--- Aim ---
Without the pictures, print the lines running from the beginning of the material to the line containing "days = list(range(0, 253, 2))", both ends included.

--- Supplied material ---
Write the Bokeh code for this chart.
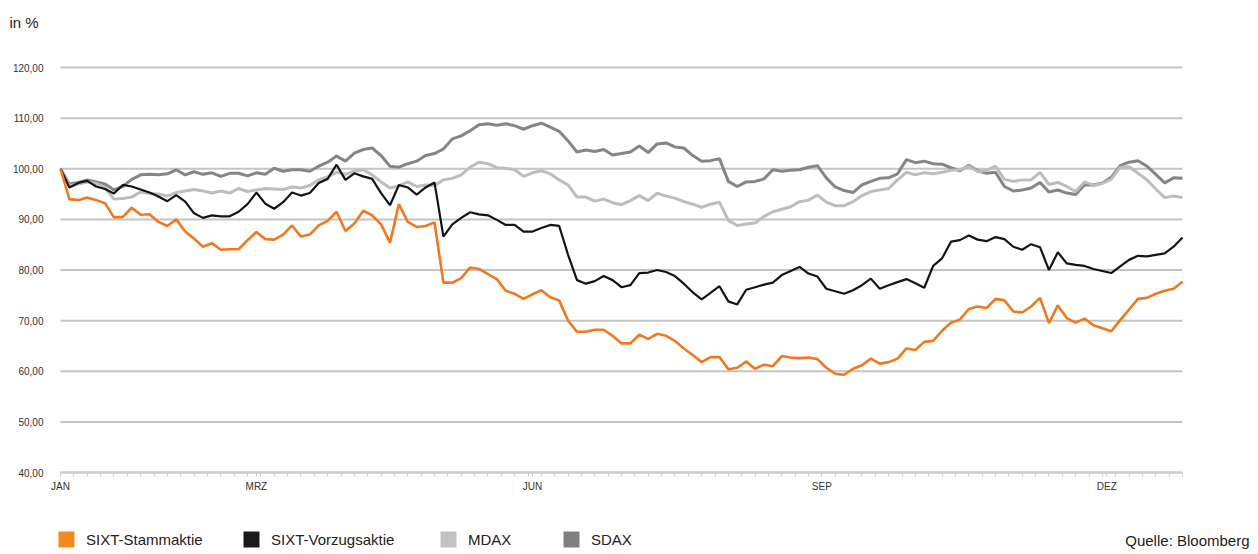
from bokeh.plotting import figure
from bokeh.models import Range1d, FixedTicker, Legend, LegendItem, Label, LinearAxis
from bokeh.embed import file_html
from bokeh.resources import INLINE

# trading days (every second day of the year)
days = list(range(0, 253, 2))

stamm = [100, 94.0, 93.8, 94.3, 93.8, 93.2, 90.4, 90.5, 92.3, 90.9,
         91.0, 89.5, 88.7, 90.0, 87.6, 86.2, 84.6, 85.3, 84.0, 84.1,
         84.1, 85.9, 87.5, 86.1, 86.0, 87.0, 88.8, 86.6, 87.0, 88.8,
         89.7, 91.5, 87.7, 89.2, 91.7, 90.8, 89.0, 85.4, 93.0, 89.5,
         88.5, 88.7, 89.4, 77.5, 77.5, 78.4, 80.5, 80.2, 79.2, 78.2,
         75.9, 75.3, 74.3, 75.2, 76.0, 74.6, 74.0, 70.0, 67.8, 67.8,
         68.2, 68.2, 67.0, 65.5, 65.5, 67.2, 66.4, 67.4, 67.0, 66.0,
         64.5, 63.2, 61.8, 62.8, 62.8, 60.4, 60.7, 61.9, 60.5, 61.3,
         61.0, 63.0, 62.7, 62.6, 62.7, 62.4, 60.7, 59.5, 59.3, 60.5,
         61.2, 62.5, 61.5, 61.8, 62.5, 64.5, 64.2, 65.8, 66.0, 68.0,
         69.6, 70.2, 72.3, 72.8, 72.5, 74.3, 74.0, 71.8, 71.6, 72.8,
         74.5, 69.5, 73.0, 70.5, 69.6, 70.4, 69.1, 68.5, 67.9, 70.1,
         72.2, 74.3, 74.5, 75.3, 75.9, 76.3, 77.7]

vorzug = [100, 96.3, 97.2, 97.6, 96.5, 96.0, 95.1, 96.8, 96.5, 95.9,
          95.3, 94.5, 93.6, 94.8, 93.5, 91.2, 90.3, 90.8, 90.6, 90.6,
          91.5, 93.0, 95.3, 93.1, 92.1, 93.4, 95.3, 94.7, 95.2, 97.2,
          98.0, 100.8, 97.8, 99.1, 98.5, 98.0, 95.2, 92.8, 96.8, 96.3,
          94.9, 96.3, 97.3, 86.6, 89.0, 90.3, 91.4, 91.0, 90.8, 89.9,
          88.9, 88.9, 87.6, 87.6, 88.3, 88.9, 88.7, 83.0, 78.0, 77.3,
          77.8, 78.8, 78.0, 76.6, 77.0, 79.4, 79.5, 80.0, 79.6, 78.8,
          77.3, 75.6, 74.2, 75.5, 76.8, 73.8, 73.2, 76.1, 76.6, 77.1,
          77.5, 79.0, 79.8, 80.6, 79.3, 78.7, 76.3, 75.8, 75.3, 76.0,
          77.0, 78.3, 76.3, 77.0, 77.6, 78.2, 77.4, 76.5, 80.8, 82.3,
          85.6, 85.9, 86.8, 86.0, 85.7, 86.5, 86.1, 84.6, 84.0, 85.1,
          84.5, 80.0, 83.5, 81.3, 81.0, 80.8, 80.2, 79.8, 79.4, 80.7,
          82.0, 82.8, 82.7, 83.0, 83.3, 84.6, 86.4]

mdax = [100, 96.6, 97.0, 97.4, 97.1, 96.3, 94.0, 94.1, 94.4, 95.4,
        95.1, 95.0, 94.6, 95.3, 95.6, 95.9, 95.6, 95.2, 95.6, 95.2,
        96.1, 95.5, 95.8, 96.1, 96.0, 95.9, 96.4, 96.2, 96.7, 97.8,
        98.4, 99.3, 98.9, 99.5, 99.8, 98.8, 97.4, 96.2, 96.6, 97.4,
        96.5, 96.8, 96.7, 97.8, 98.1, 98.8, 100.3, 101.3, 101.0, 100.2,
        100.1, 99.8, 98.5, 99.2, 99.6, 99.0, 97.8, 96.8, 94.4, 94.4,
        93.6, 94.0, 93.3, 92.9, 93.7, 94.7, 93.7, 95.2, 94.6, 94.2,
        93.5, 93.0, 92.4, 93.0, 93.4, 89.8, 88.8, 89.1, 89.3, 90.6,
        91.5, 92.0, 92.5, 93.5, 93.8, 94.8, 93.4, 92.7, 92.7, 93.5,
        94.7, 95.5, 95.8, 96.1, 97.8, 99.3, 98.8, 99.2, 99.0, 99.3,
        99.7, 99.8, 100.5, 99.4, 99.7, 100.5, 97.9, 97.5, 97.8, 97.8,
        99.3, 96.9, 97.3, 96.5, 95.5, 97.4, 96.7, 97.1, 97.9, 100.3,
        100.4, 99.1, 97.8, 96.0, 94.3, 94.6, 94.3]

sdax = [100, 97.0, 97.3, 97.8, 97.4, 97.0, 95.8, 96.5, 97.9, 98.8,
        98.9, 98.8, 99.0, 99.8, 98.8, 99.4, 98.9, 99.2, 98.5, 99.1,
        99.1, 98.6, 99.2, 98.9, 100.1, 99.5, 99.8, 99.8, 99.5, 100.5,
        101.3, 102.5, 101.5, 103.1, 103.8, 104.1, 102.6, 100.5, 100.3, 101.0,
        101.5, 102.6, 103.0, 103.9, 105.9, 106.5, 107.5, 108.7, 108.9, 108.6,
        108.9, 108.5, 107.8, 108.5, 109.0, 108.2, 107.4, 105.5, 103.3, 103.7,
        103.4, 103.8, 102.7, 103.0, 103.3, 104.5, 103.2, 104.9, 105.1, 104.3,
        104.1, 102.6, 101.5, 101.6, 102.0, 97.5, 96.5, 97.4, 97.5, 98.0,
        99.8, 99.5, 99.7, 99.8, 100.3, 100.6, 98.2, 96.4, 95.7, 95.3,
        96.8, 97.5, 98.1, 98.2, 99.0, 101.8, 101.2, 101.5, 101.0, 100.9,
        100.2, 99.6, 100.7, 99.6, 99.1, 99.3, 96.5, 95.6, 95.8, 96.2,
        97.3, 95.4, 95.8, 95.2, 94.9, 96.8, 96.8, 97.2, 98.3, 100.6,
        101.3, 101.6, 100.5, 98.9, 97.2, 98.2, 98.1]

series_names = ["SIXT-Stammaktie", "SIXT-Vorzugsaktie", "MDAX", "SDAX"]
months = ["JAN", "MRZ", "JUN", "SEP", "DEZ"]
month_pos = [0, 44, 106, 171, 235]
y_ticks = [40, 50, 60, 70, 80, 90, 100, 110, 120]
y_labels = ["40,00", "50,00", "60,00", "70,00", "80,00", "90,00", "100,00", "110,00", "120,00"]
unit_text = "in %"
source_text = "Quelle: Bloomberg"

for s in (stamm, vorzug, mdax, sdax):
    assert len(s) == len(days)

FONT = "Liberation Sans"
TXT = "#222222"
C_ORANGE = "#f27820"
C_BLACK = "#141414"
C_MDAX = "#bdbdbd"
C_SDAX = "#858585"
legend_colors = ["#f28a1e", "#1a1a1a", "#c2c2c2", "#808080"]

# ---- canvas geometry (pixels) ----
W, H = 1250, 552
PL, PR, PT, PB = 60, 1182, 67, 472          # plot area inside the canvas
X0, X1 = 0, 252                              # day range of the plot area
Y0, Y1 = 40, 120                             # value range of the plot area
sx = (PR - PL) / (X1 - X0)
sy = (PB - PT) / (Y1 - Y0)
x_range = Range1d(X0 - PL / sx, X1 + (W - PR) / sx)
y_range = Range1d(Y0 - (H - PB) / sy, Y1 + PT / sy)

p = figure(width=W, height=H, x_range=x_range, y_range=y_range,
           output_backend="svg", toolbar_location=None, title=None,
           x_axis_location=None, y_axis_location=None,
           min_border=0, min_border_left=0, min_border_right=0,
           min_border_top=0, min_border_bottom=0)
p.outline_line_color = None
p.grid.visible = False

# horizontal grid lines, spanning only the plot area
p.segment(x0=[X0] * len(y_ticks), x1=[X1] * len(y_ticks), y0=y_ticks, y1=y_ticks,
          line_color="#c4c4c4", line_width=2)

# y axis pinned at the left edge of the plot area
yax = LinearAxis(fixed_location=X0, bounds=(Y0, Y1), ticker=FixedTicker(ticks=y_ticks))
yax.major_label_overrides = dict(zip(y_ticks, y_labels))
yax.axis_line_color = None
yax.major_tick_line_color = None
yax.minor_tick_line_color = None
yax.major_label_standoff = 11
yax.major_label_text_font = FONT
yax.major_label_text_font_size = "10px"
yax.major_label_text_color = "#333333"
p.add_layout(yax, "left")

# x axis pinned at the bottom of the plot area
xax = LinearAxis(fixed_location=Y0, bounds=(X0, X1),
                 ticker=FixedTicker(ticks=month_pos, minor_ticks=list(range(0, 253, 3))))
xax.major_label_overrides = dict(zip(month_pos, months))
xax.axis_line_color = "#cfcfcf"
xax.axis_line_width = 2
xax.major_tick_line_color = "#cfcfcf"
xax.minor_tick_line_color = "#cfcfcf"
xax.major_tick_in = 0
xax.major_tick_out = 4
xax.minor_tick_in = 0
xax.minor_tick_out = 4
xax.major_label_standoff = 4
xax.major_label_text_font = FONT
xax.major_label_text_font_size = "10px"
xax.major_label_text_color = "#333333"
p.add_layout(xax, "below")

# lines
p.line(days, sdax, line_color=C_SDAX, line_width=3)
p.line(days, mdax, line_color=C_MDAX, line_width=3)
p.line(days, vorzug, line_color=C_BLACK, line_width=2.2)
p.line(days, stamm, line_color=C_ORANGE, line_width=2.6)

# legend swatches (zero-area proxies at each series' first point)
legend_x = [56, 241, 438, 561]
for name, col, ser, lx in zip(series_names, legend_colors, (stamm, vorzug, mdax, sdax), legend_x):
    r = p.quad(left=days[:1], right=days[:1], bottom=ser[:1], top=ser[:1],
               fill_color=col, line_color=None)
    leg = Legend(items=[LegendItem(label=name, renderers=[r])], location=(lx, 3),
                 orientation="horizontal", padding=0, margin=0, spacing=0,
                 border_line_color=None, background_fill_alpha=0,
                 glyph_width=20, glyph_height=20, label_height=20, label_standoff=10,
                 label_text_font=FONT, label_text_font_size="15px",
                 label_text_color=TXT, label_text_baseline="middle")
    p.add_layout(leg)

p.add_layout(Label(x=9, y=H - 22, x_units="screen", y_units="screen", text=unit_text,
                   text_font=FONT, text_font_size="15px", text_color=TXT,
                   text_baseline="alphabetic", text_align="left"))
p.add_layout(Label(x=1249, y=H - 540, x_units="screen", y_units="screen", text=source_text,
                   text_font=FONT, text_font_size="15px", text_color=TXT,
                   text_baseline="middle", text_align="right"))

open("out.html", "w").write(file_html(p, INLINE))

--- Correct output ---
Write the Bokeh code for this chart.
from bokeh.plotting import figure
from bokeh.models import Range1d, FixedTicker, Legend, LegendItem, Label, LinearAxis
from bokeh.embed import file_html
from bokeh.resources import INLINE

# trading days (every second day of the year)
days = list(range(0, 253, 2))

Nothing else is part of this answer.